(Plotting code records)
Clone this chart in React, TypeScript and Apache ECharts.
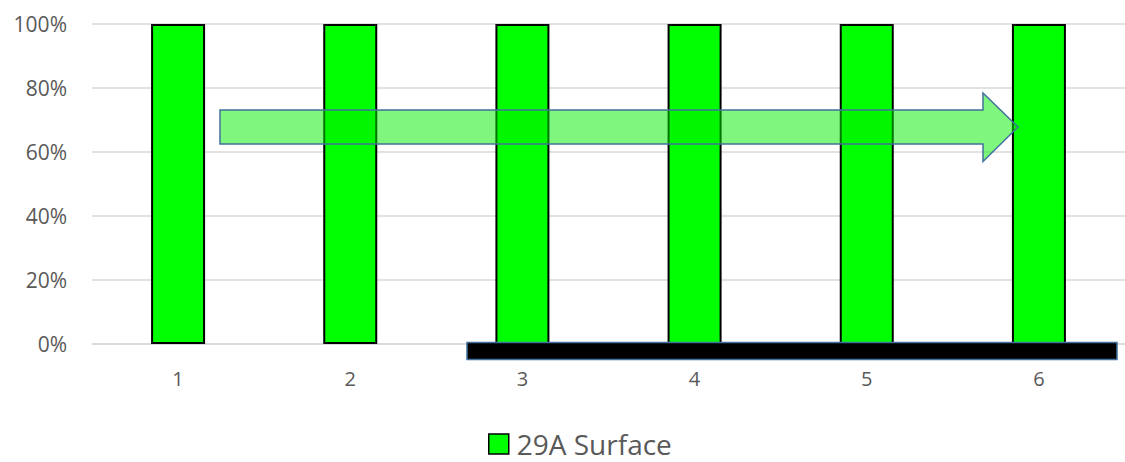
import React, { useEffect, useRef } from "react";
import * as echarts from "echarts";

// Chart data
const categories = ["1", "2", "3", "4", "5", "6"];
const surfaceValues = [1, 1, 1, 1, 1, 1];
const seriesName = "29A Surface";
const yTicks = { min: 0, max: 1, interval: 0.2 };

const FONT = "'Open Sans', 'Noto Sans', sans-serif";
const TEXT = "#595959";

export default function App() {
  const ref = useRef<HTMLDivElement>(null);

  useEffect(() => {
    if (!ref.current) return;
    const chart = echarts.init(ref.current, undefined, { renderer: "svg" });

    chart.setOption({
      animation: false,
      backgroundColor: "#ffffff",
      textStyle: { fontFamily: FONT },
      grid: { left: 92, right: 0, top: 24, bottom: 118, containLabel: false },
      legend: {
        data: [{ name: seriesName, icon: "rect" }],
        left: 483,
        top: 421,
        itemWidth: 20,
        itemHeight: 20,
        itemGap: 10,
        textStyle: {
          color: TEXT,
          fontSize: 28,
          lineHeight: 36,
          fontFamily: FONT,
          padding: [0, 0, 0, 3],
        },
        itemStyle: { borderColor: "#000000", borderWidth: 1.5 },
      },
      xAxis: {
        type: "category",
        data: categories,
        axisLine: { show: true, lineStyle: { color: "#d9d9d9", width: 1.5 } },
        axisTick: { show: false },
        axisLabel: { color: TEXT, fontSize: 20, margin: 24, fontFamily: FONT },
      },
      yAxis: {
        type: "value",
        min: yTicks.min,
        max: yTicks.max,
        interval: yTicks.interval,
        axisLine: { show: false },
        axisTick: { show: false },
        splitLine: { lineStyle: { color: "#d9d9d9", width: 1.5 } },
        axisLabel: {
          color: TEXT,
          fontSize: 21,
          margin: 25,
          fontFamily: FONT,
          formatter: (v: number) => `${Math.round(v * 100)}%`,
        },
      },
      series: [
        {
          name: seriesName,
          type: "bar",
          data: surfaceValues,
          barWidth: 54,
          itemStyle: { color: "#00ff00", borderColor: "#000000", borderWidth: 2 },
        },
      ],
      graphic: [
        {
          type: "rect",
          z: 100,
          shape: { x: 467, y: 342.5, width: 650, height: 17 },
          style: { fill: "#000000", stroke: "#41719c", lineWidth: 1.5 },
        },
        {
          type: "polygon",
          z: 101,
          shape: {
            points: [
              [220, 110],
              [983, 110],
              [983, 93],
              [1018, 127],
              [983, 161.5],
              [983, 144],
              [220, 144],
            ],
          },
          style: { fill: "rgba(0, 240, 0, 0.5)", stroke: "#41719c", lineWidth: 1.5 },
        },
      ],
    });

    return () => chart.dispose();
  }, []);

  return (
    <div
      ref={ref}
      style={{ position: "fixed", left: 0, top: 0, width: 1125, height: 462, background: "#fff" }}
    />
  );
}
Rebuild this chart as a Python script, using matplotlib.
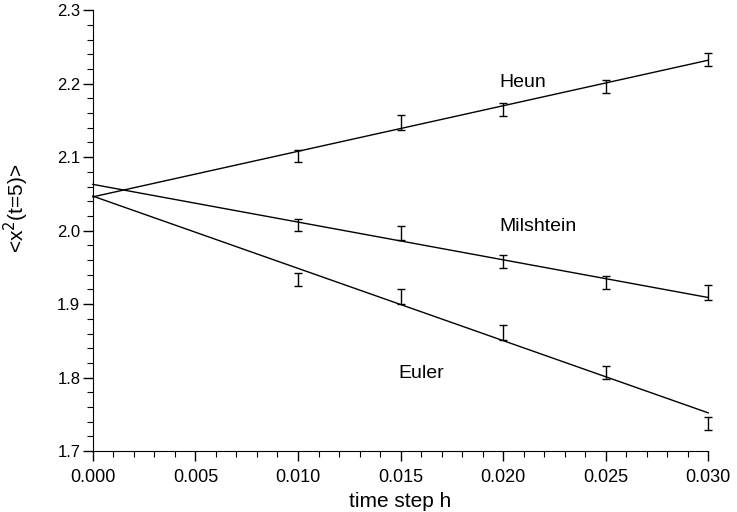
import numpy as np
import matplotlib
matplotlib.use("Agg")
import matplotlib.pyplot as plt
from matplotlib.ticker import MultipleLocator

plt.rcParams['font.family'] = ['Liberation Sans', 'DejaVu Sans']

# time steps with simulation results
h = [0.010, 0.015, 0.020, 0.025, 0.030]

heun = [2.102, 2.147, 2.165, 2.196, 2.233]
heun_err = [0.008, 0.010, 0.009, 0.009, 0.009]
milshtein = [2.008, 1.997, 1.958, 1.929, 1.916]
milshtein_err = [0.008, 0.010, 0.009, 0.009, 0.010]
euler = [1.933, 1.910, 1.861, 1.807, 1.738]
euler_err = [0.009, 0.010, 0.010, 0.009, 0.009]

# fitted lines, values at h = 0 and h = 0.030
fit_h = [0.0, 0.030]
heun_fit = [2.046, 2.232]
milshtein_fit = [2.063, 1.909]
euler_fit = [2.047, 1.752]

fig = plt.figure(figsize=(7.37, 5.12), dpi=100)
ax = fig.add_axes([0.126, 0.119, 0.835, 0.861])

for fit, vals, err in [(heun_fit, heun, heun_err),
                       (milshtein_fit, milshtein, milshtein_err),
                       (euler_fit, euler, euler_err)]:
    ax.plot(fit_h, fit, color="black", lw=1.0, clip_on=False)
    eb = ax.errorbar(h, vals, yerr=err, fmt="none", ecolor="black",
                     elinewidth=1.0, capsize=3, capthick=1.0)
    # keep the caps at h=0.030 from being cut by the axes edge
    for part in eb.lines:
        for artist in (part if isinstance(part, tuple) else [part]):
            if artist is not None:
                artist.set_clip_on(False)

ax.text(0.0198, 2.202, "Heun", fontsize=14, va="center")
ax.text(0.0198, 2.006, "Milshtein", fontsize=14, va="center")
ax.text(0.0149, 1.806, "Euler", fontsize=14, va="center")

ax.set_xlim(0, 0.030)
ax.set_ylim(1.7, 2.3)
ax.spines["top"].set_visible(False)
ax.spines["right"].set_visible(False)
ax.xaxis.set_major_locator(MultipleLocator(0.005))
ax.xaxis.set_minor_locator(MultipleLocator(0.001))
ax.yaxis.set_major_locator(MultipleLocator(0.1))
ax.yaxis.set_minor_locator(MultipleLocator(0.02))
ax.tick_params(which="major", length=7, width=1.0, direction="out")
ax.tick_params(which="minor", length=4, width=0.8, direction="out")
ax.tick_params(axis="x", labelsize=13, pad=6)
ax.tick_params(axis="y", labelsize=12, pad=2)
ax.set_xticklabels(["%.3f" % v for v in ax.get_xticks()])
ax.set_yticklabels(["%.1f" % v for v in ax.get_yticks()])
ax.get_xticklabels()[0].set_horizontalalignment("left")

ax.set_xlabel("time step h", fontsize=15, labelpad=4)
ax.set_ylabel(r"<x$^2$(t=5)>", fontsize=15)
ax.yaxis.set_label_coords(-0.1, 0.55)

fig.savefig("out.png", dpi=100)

**What is asked**. Your task is to repeat the data above exactly while excluding the pictures.

**Final result**.
Clone this chart in React, TypeScript and Apache ECharts.
import React, { useEffect, useRef } from "react";
import * as echarts from "echarts";

// Chart data
const categories = ["1", "2", "3", "4", "5", "6"];
const surfaceValues = [1, 1, 1, 1, 1, 1];
const seriesName = "29A Surface";
const yTicks = { min: 0, max: 1, interval: 0.2 };

const FONT = "'Open Sans', 'Noto Sans', sans-serif";
const TEXT = "#595959";

export default function App() {
  const ref = useRef<HTMLDivElement>(null);

  useEffect(() => {
    if (!ref.current) return;
    const chart = echarts.init(ref.current, undefined, { renderer: "svg" });

    chart.setOption({
      animation: false,
      backgroundColor: "#ffffff",
      textStyle: { fontFamily: FONT },
      grid: { left: 92, right: 0, top: 24, bottom: 118, containLabel: false },
      legend: {
        data: [{ name: seriesName, icon: "rect" }],
        left: 483,
        top: 421,
        itemWidth: 20,
        itemHeight: 20,
        itemGap: 10,
        textStyle: {
          color: TEXT,
          fontSize: 28,
          lineHeight: 36,
          fontFamily: FONT,
          padding: [0, 0, 0, 3],
        },
        itemStyle: { borderColor: "#000000", borderWidth: 1.5 },
      },
      xAxis: {
        type: "category",
        data: categories,
        axisLine: { show: true, lineStyle: { color: "#d9d9d9", width: 1.5 } },
        axisTick: { show: false },
        axisLabel: { color: TEXT, fontSize: 20, margin: 24, fontFamily: FONT },
      },
      yAxis: {
        type: "value",
        min: yTicks.min,
        max: yTicks.max,
        interval: yTicks.interval,
        axisLine: { show: false },
        axisTick: { show: false },
        splitLine: { lineStyle: { color: "#d9d9d9", width: 1.5 } },
        axisLabel: {
          color: TEXT,
          fontSize: 21,
          margin: 25,
          fontFamily: FONT,
          formatter: (v: number) => `${Math.round(v * 100)}%`,
        },
      },
      series: [
        {
          name: seriesName,
          type: "bar",
          data: surfaceValues,
          barWidth: 54,
          itemStyle: { color: "#00ff00", borderColor: "#000000", borderWidth: 2 },
        },
      ],
      graphic: [
        {
          type: "rect",
          z: 100,
          shape: { x: 467, y: 342.5, width: 650, height: 17 },
          style: { fill: "#000000", stroke: "#41719c", lineWidth: 1.5 },
        },
        {
          type: "polygon",
          z: 101,
          shape: {
            points: [
              [220, 110],
              [983, 110],
              [983, 93],
              [1018, 127],
              [983, 161.5],
              [983, 144],
              [220, 144],
            ],
          },
          style: { fill: "rgba(0, 240, 0, 0.5)", stroke: "#41719c", lineWidth: 1.5 },
        },
      ],
    });

    return () => chart.dispose();
  }, []);

  return (
    <div
      ref={ref}
      style={{ position: "fixed", left: 0, top: 0, width: 1125, height: 462, background: "#fff" }}
    />
  );
}
Rebuild this chart as a Python script, using matplotlib.
import numpy as np
import matplotlib
matplotlib.use("Agg")
import matplotlib.pyplot as plt
from matplotlib.ticker import MultipleLocator

plt.rcParams['font.family'] = ['Liberation Sans', 'DejaVu Sans']

# time steps with simulation results
h = [0.010, 0.015, 0.020, 0.025, 0.030]

heun = [2.102, 2.147, 2.165, 2.196, 2.233]
heun_err = [0.008, 0.010, 0.009, 0.009, 0.009]
milshtein = [2.008, 1.997, 1.958, 1.929, 1.916]
milshtein_err = [0.008, 0.010, 0.009, 0.009, 0.010]
euler = [1.933, 1.910, 1.861, 1.807, 1.738]
euler_err = [0.009, 0.010, 0.010, 0.009, 0.009]

# fitted lines, values at h = 0 and h = 0.030
fit_h = [0.0, 0.030]
heun_fit = [2.046, 2.232]
milshtein_fit = [2.063, 1.909]
euler_fit = [2.047, 1.752]

fig = plt.figure(figsize=(7.37, 5.12), dpi=100)
ax = fig.add_axes([0.126, 0.119, 0.835, 0.861])

for fit, vals, err in [(heun_fit, heun, heun_err),
                       (milshtein_fit, milshtein, milshtein_err),
                       (euler_fit, euler, euler_err)]:
    ax.plot(fit_h, fit, color="black", lw=1.0, clip_on=False)
    eb = ax.errorbar(h, vals, yerr=err, fmt="none", ecolor="black",
                     elinewidth=1.0, capsize=3, capthick=1.0)
    # keep the caps at h=0.030 from being cut by the axes edge
    for part in eb.lines:
        for artist in (part if isinstance(part, tuple) else [part]):
            if artist is not None:
                artist.set_clip_on(False)

ax.text(0.0198, 2.202, "Heun", fontsize=14, va="center")
ax.text(0.0198, 2.006, "Milshtein", fontsize=14, va="center")
ax.text(0.0149, 1.806, "Euler", fontsize=14, va="center")

ax.set_xlim(0, 0.030)
ax.set_ylim(1.7, 2.3)
ax.spines["top"].set_visible(False)
ax.spines["right"].set_visible(False)
ax.xaxis.set_major_locator(MultipleLocator(0.005))
ax.xaxis.set_minor_locator(MultipleLocator(0.001))
ax.yaxis.set_major_locator(MultipleLocator(0.1))
ax.yaxis.set_minor_locator(MultipleLocator(0.02))
ax.tick_params(which="major", length=7, width=1.0, direction="out")
ax.tick_params(which="minor", length=4, width=0.8, direction="out")
ax.tick_params(axis="x", labelsize=13, pad=6)
ax.tick_params(axis="y", labelsize=12, pad=2)
ax.set_xticklabels(["%.3f" % v for v in ax.get_xticks()])
ax.set_yticklabels(["%.1f" % v for v in ax.get_yticks()])
ax.get_xticklabels()[0].set_horizontalalignment("left")

ax.set_xlabel("time step h", fontsize=15, labelpad=4)
ax.set_ylabel(r"<x$^2$(t=5)>", fontsize=15)
ax.yaxis.set_label_coords(-0.1, 0.55)

fig.savefig("out.png", dpi=100)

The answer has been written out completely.